Why Choose Structural Carbon Steel Over Other Materials?

With so many materials out there—aluminum, concrete, composites—why does structural carbon steel remain the go-to? Let's compare:

Steel vs. Concrete

Concrete is strong in compression (great for foundations) but weak in tension (pulling forces). Steel, on the other hand, is strong in both tension and compression, making it ideal for beams and bridges that bend under load. Steel is also lighter than concrete, allowing for taller, more flexible designs (hello, skyscrapers!).

Steel vs. Aluminum

Aluminum is lighter, but it's not as strong as steel.
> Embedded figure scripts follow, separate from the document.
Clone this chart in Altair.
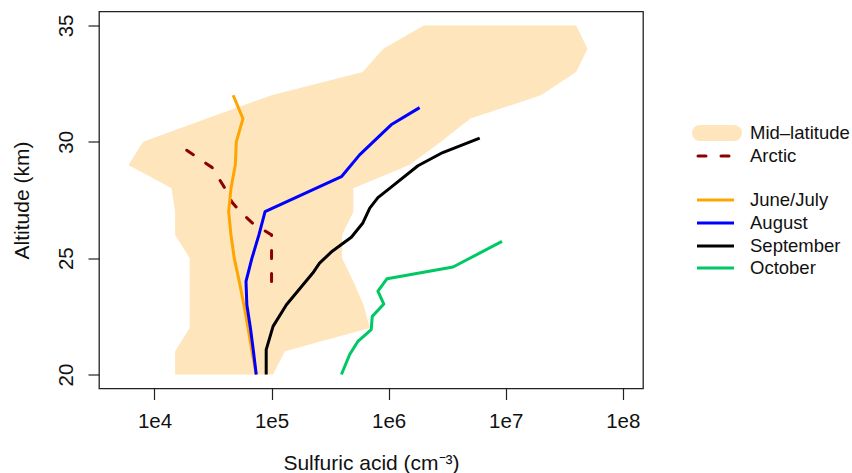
import altair as alt
import pandas as pd

# ---- Mid-latitude envelope (range of observed profiles), per km ----
env_alt = [20, 21, 22, 23, 24, 25, 26, 27, 28, 29, 30, 31, 32, 33, 34, 35]
env_low = [1.5e4, 1.5e4, 2.0e4, 2.0e4, 2.0e4, 2.0e4, 1.5e4, 1.5e4, 1.4e4, 6.0e3,
           8.0e3, 2.8e4, 1.0e5, 6.0e5, 9.0e5, 2.0e6]
env_high = [1.03e5, 1.3e5, 6.9e5, 6.1e5, 5.0e5, 4.0e5, 4.0e5, 5.0e5, 5.0e5, 1.5e6,
            2.8e6, 5.0e6, 2.0e7, 4.0e7, 5.0e7, 4.0e7]

# ---- Arctic profile ----
arc_alt = [24.0, 26.0, 26.5, 27.0, 27.4, 28.0, 28.9, 29.73]
arc_val = [1.0e5, 1.0e5, 6.9e4, 5.4e4, 4.6e4, 4.0e4, 3.1e4, 1.77e4]

# ---- Monthly profiles ----
jj_alt = [20, 21, 22, 23, 24, 25, 26, 27, 28, 29, 30, 31, 32]
jj_val = [7.4e4, 6.8e4, 6.3e4, 5.8e4, 5.3e4, 4.8e4, 4.5e4, 4.3e4, 4.5e4, 4.9e4,
          5.0e4, 5.7e4, 4.7e4]

aug_alt = [20, 21, 22, 23, 24, 25, 26, 27.0, 28.5, 29.44, 30.73, 31.47]
aug_val = [7.4e4, 7.0e4, 6.6e4, 6.15e4, 6.05e4, 6.8e4, 7.8e4, 8.8e4, 3.95e5,
           5.65e5, 1.05e6, 1.84e6]

sep_alt = [20.0, 21.07, 22.07, 23.0, 24.36, 24.79, 25.3, 25.9, 26.5, 27.15, 27.6,
           28.0, 28.97, 29.54, 30.16]
sep_val = [9.0e4, 9.0e4, 1.03e5, 1.34e5, 2.25e5, 2.57e5, 3.3e5, 4.8e5, 6.0e5,
           6.9e5, 8.1e5, 1.02e6, 1.78e6, 2.9e6, 6.0e6]

oct_alt = [20.0, 20.86, 21.43, 21.93, 22.5, 23.03, 23.58, 24.12, 24.62, 25.72]
oct_val = [3.95e5, 4.65e5, 5.47e5, 7.1e5, 7.25e5, 9.1e5, 8.1e5, 9.7e5, 3.55e6, 9.3e6]

months = ["June/July", "August", "September", "October"]
month_colors = ["#FFA500", "#0000FF", "#000000", "#00C864"]
arctic_color = "#8B0000"
envelope_color = "#FEE5BC"

x_ticks = [1e4, 1e5, 1e6, 1e7, 1e8]
y_ticks = [20, 25, 30, 35]

FONT = "Liberation Sans"
W, H = 544, 377

env_df = pd.DataFrame({"alt": env_alt, "low": env_low, "high": env_high})
arc_df = pd.DataFrame({"alt": arc_alt, "val": arc_val, "i": range(len(arc_alt))})

rows = []
for name, a_list, v_list in zip(months, [jj_alt, aug_alt, sep_alt, oct_alt],
                                [jj_val, aug_val, sep_val, oct_val]):
    for i, (a, v) in enumerate(zip(a_list, v_list)):
        rows.append({"series": name, "alt": a, "val": v, "i": i})
month_df = pd.DataFrame(rows)

x_scale = alt.Scale(type="log", domain=[10 ** 3.526, 10 ** 8.173], nice=False)
y_scale = alt.Scale(domain=[19.4, 35.6], nice=False, zero=False)

x_axis = alt.Axis(
    values=x_ticks, labelExpr="'1e' + round(log(datum.value) / LN10)",
    title="Sulfuric acid (cm⁻³)", domain=False, grid=False,
    tickSize=11, tickWidth=1.2, tickColor="#222",
    labelFont=FONT, labelFontSize=20.5, labelColor="#111", labelPadding=12,
    labelFlush=False, labelOverlap=False,
    titleFont=FONT, titleFontSize=21, titleFontWeight="normal", titleColor="#111",
    titleX=W / 2, titleY=75, titleBaseline="middle", titleAlign="center",
)
y_axis = alt.Axis(
    values=y_ticks, title="Altitude (km)", domain=False, grid=False,
    tickSize=11, tickWidth=1.2, tickColor="#222",
    labelFont=FONT, labelFontSize=20.5, labelColor="#111", labelPadding=16,
    labelAngle=270, labelAlign="center", labelBaseline="alphabetic",
    labelFlush=False, labelOverlap=False,
    titleFont=FONT, titleFontSize=21, titleFontWeight="normal", titleColor="#111",
    titleAngle=270, titleX=-77, titleY=H / 2, titleAlign="center",
    titleBaseline="middle",
)

envelope = alt.Chart(env_df).mark_area(
    orient="horizontal", color=envelope_color, opacity=1
).encode(
    y=alt.Y("alt:Q", scale=y_scale, axis=y_axis),
    x=alt.X("low:Q", scale=x_scale, axis=x_axis),
    x2="high:Q",
)

arctic = alt.Chart(arc_df).mark_line(
    color=arctic_color, strokeWidth=3, strokeDash=[8, 15], strokeCap="round"
).encode(
    x=alt.X("val:Q", scale=x_scale),
    y=alt.Y("alt:Q", scale=y_scale),
    order="i:Q",
)

monthly = alt.Chart(month_df).mark_line(strokeWidth=3, strokeJoin="round").encode(
    x=alt.X("val:Q", scale=x_scale),
    y=alt.Y("alt:Q", scale=y_scale),
    color=alt.Color("series:N", scale=alt.Scale(domain=months, range=month_colors),
                    legend=None),
    detail="series:N",
    order="i:Q",
)

# ---- hand-built legend to the right of the plot ----
LX0, LX1, TX = 598, 635, 651
legend_layers = []
anchor = pd.DataFrame({"k": [0]})

swatch_y = 121.5
legend_layers.append(
    alt.Chart(anchor).mark_rule(color=envelope_color, strokeWidth=16, strokeCap="round")
    .encode(x=alt.value(601), x2=alt.value(635), y=alt.value(swatch_y))
)
legend_layers.append(
    alt.Chart(anchor).mark_rule(color=arctic_color, strokeWidth=3,
                                strokeDash=[8, 15], strokeCap="round")
    .encode(x=alt.value(LX0 + 1), x2=alt.value(LX1), y=alt.value(144.5))
)
line_rows = [188.5, 211.5, 234.5, 256.5]
for name, col, yy in zip(months, month_colors, line_rows):
    legend_layers.append(
        alt.Chart(anchor).mark_rule(color=col, strokeWidth=3)
        .encode(x=alt.value(LX0), x2=alt.value(LX1), y=alt.value(yy))
    )
labels = ["Mid–latitude", "Arctic"] + months
label_y = [swatch_y, 144.5] + line_rows
for txt, yy in zip(labels, label_y):
    legend_layers.append(
        alt.Chart(anchor).mark_text(text=txt, font=FONT, fontSize=18.5, align="left",
                                    baseline="middle", color="#111")
        .encode(x=alt.value(TX), y=alt.value(yy))
    )

chart = alt.layer(envelope, arctic, monthly, *legend_layers).properties(
    width=W, height=H,
    autosize=alt.AutoSizeParams(type="none"),
    padding={"left": 99, "top": 11.5, "right": 852 - 99 - W, "bottom": 473 - 11.5 - H},
    background="white",
).configure_view(stroke="#222", strokeWidth=1.3)

chart.save("out.html", embed_options={"renderer": "svg", "actions": False})
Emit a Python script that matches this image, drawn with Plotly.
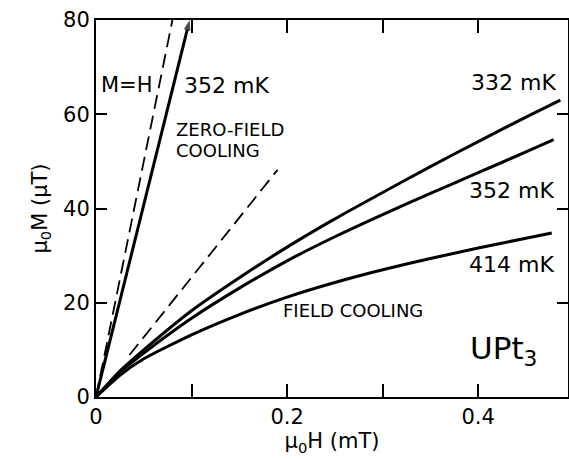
import plotly.graph_objects as go

# --- data ---
h_fc = [0, 0.025, 0.05, 0.1, 0.15, 0.2, 0.25, 0.3, 0.35, 0.4, 0.45]
m_332 = [0, 5.5, 10, 18.3, 25.3, 31.8, 37.8, 43.4, 48.9, 54.2, 59.4]
m_352 = [0, 5.2, 9.3, 16.7, 23.1, 28.9, 34, 38.7, 43.2, 47.6, 52.0]
m_414 = [0, 4.6, 8.1, 13.2, 17.5, 21.2, 24.3, 27, 29.4, 31.6, 33.7]
end_h = [0.486, 0.479, 0.477]
end_m = [63.0, 54.6, 34.8]

mh_x = [0, 0.08]
mh_y = [0, 80]
zfc_x = [0, 0.098]
zfc_y = [0, 80]
init_x = [0.035, 0.19]
init_y = [8.9, 48.2]

x_ticks = [0, 0.2, 0.4]
x_labels = ["0", "0.2", "0.4"]
x_minor = [0.1, 0.3]
y_ticks = [0, 20, 40, 60, 80]
y_labels = ["0", "20", "40", "60", "80"]

FONT = "DejaVu Sans"
fig = go.Figure()

for ys, xe, ye in zip([m_332, m_352, m_414], end_h, end_m):
    fig.add_trace(go.Scatter(x=h_fc + [xe], y=ys + [ye], mode="lines",
                             line=dict(color="black", width=3, shape="spline", smoothing=0.6),
                             showlegend=False, hoverinfo="skip"))

fig.add_trace(go.Scatter(x=mh_x, y=mh_y, mode="lines",
                         line=dict(color="black", width=1.8, dash="14px,7px"),
                         showlegend=False, hoverinfo="skip"))
fig.add_trace(go.Scatter(x=init_x, y=init_y, mode="lines",
                         line=dict(color="black", width=1.8, dash="14px,7px"),
                         showlegend=False, hoverinfo="skip"))
fig.add_trace(go.Scatter(x=zfc_x, y=zfc_y, mode="lines+markers",
                         line=dict(color="black", width=3),
                         marker=dict(symbol="arrow", size=[0, 11], angleref="previous",
                                     color="black", line=dict(width=0)),
                         showlegend=False, hoverinfo="skip", cliponaxis=False))

annos = []


def lab(x, y, t, size=22):
    annos.append(dict(x=x, y=y, xref="x", yref="y", text=t, showarrow=False,
                      xanchor="left", yanchor="middle",
                      font=dict(family=FONT, size=size, color="black")))


lab(0.003, 66.2, "M=H", 21)
lab(0.090, 66.2, "352 mK")
lab(0.082, 56.7, "ZERO-FIELD", 18)
lab(0.082, 52.4, "COOLING", 18)
lab(0.390, 66.7, "332 mK")
lab(0.388, 43.8, "352 mK")
lab(0.388, 28.1, "414 mK")
lab(0.194, 18.3, "FIELD COOLING", 18)
lab(0.389, 9.8, "UPt<sub>3</sub>", 31)

fig.update_layout(
    width=569, height=459,
    margin=dict(l=96, r=1, t=20, b=62, autoexpand=False),
    paper_bgcolor="white", plot_bgcolor="white",
    font=dict(family=FONT, size=21, color="black"),
    annotations=annos,
    xaxis=dict(range=[0, 0.494], tickvals=x_ticks, ticktext=x_labels,
               ticks="inside", ticklen=13, tickwidth=2, tickcolor="black",
               minor=dict(tickvals=x_minor, ticks="inside", ticklen=13, tickwidth=2,
                          tickcolor="black", showgrid=False),
               showline=True, linecolor="black", linewidth=2, mirror="ticks",
               showgrid=False, zeroline=False,
               tickfont=dict(family=FONT, size=21),
               title=dict(text="μ<sub>0</sub>H (mT)", standoff=4,
                          font=dict(family=FONT, size=21))),
    yaxis=dict(range=[0, 80], tickvals=y_ticks, ticktext=y_labels,
               ticks="inside", ticklen=11, tickwidth=2, tickcolor="black",
               showline=True, linecolor="black", linewidth=2, mirror="ticks",
               showgrid=False, zeroline=False,
               tickfont=dict(family=FONT, size=21),
               title=dict(text="μ<sub>0</sub>M (μT)", standoff=10,
                          font=dict(family=FONT, size=21))),
)

fig.write_html("out.html", config={"displayModeBar": False},
               post_script="document.body.style.margin='0';")
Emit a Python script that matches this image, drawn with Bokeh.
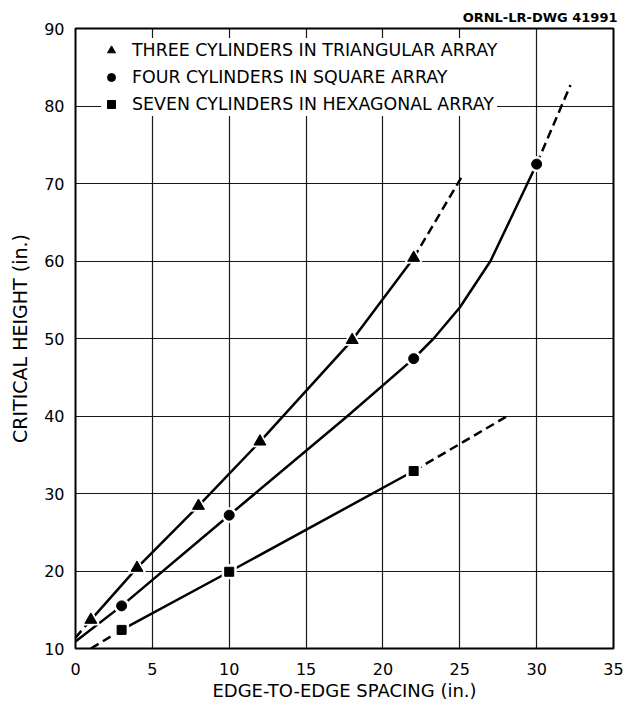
from bokeh.plotting import figure
from bokeh.models import Legend, LegendItem, FixedTicker
from bokeh.embed import file_html
from bokeh.resources import INLINE

# ---------------- data ----------------
x_ticks = [0, 5, 10, 15, 20, 25, 30, 35]
y_ticks = [10, 20, 30, 40, 50, 60, 70, 80, 90]

# measured points
tri_x = [1, 4, 8, 12, 18, 22]
tri_y = [13.7, 20.4, 28.4, 36.7, 49.8, 60.4]
cir_x = [3, 10, 22, 30]
cir_y = [15.5, 27.2, 47.4, 72.5]
sq_x = [3, 10, 22]
sq_y = [12.4, 19.9, 32.9]

# curves traced through the picture
tri_curve_x = [0, 1, 4, 8, 12, 18, 22, 25.2]
tri_curve_y = [11.4, 13.7, 20.4, 28.4, 36.7, 49.8, 60.4, 71.1]
cir_curve_x = [0, 3, 10, 17.7, 22, 23.3, 25, 27.0, 29.4, 30, 32.2]
cir_curve_y = [10.9, 15.5, 27.2, 40, 47.4, 50, 54.0, 60, 70, 72.5, 82.7]
sq_curve_x = [1, 3, 10, 22, 28.1]
sq_curve_y = [10, 12.4, 19.9, 32.9, 40]

# which part of each curve is dashed (index ranges, start inclusive, end exclusive)
tri_dashed = [(0, 2), (6, 8)]
tri_solid = [(1, 7)]
cir_solid = [(0, 10)]
cir_dashed = [(9, 11)]
sq_dashed = [(0, 2), (3, 5)]
sq_solid = [(1, 4)]

labels = ["THREE CYLINDERS IN TRIANGULAR ARRAY",
          "FOUR CYLINDERS IN SQUARE ARRAY",
          "SEVEN CYLINDERS IN HEXAGONAL ARRAY"]
drawing_id = "ORNL-LR-DWG 41991"

# ---------------- figure ----------------
p = figure(width=624, height=703, x_range=(0, 35), y_range=(10, 90),
           output_backend="svg", toolbar_location=None,
           min_border_left=75, min_border_right=11,
           min_border_top=28, min_border_bottom=55)
p.background_fill_color = "white"
p.border_fill_color = "white"
p.outline_line_color = "black"
p.outline_line_width = 2

p.title.text = drawing_id
p.title.align = "right"
p.title.text_font = "DejaVu Sans"
p.title.text_font_size = "13px"
p.title.text_font_style = "bold"
p.title.text_color = "black"
p.title.standoff = 7
p.title.offset = -4

p.xaxis.ticker = FixedTicker(ticks=x_ticks)
p.yaxis.ticker = FixedTicker(ticks=y_ticks)
p.xgrid.ticker = FixedTicker(ticks=x_ticks)
p.ygrid.ticker = FixedTicker(ticks=y_ticks)
p.grid.grid_line_color = "black"
p.grid.grid_line_width = 1.2
p.grid.grid_line_alpha = 0.9

for ax in (p.xaxis[0], p.yaxis[0]):
    ax.axis_line_color = None
    ax.major_tick_line_color = None
    ax.minor_tick_line_color = None
    ax.major_tick_out = 0
    ax.major_tick_in = 0
    ax.minor_tick_out = 0
    ax.major_label_text_font = "DejaVu Sans"
    ax.major_label_text_font_size = "16px"
    ax.major_label_text_color = "black"
    ax.axis_label_text_font = "DejaVu Sans"
    ax.axis_label_text_font_style = "normal"
    ax.axis_label_text_color = "black"

p.xaxis.axis_label = "EDGE-TO-EDGE SPACING (in.)"
p.yaxis.axis_label = "CRITICAL HEIGHT (in.)"
p.xaxis.axis_label_text_font_size = "18px"
p.yaxis.axis_label_text_font_size = "19px"
p.xaxis.major_label_standoff = 14
p.yaxis.major_label_standoff = 11
p.xaxis.axis_label_standoff = 2
p.yaxis.axis_label_standoff = 10

LW = 2.5
DASH = "9 5"


def draw(xs, ys, ranges, dash):
    for a, b in ranges:
        kw = dict(line_color="black", line_width=LW, line_join="round")
        if dash:
            kw["line_dash"] = DASH
        p.line(xs[a:b], ys[a:b], **kw)


draw(tri_curve_x, tri_curve_y, tri_solid, False)
draw(tri_curve_x, tri_curve_y, tri_dashed, True)
draw(cir_curve_x, cir_curve_y, cir_solid, False)
draw(cir_curve_x, cir_curve_y, cir_dashed, True)
draw(sq_curve_x, sq_curve_y, sq_solid, False)
draw(sq_curve_x, sq_curve_y, sq_dashed, True)

# white halos so the curves break around the points
p.scatter(tri_x, tri_y, marker="triangle", size=18, color="white")
p.scatter(cir_x, cir_y, marker="circle", size=15, color="white")
p.scatter(sq_x, sq_y, marker="square", size=14, color="white")

tri_r = p.scatter(tri_x, tri_y, marker="triangle", size=12, color="black")
cir_r = p.scatter(cir_x, cir_y, marker="circle", size=10, color="black")
sq_r = p.scatter(sq_x, sq_y, marker="square", size=9, color="black")

legend = Legend(items=[LegendItem(label=labels[0], renderers=[tri_r]),
                       LegendItem(label=labels[1], renderers=[cir_r]),
                       LegendItem(label=labels[2], renderers=[sq_r])],
                location=(26, 532), orientation="vertical",
                border_line_color=None, background_fill_color="white",
                background_fill_alpha=1.0,
                label_text_font="DejaVu Sans", label_text_font_size="17.4px",
                label_text_color="black",
                padding=2, spacing=3, label_height=24, glyph_height=24,
                glyph_width=20, label_standoff=11, margin=0)
p.add_layout(legend)

open("out.html", "w").write(file_html(p, INLINE))
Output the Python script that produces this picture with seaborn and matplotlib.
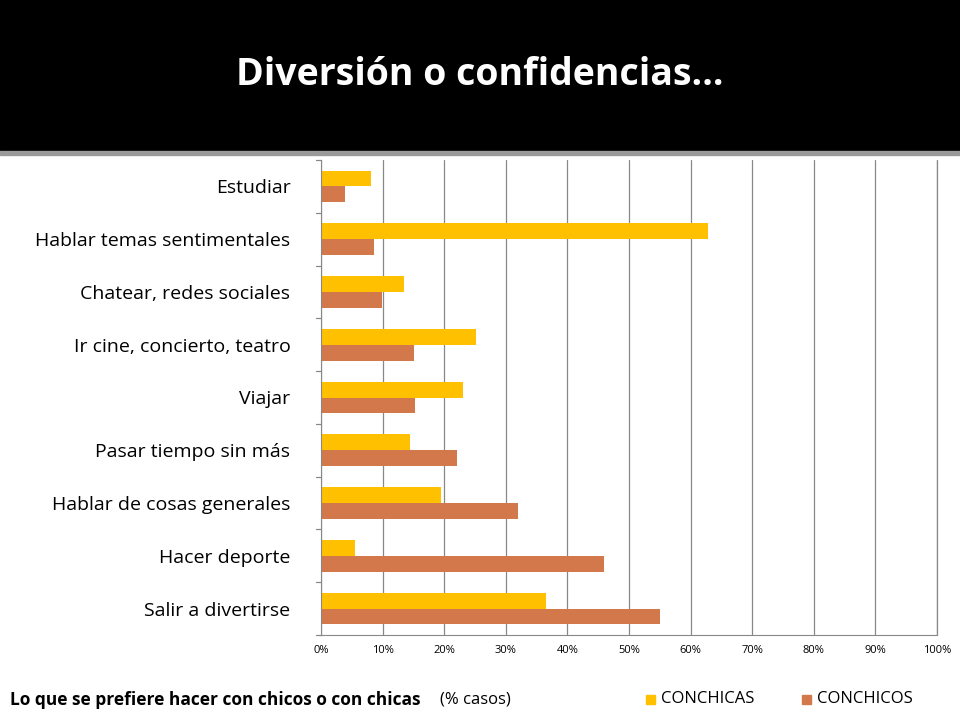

For large structures like bridges or ships, steel offers more strength per pound, meaning you need less material overall. Aluminum is also more expensive, making steel the budget-friendly choice for big projects.

Steel vs. Composites

Composite materials (like carbon fiber) are strong and lightweight, but they're costly to produce and hard to repair. Steel, by contrast, is easy to weld, cut, and shape on-site—critical for construction projects with tight deadlines.

In short, structural carbon steel hits the sweet spot: strong, versatile, affordable, and easy to work with. It's not the fanciest material, but it's the one that gets the job done—reliably, every time.

Conclusion: The Unsung Hero of Our World

Structural carbon steel isn't just metal—it's the foundation of modern civilization. From the homes we live in to the roads we drive on, the pipelines that deliver our water, and the ships that carry our goods, it's everywhere. Its strength, versatility, and affordability make it irreplaceable, and as we build taller, sail farther, and power more of the world, structural carbon steel will be right there with us.

Next time you walk across a bridge or look up at a skyscraper, take a moment to appreciate the structural carbon steel holding it all together. It may not be flashy, but it's the quiet force that shapes our world—one beam, one pipe, one structure at a time.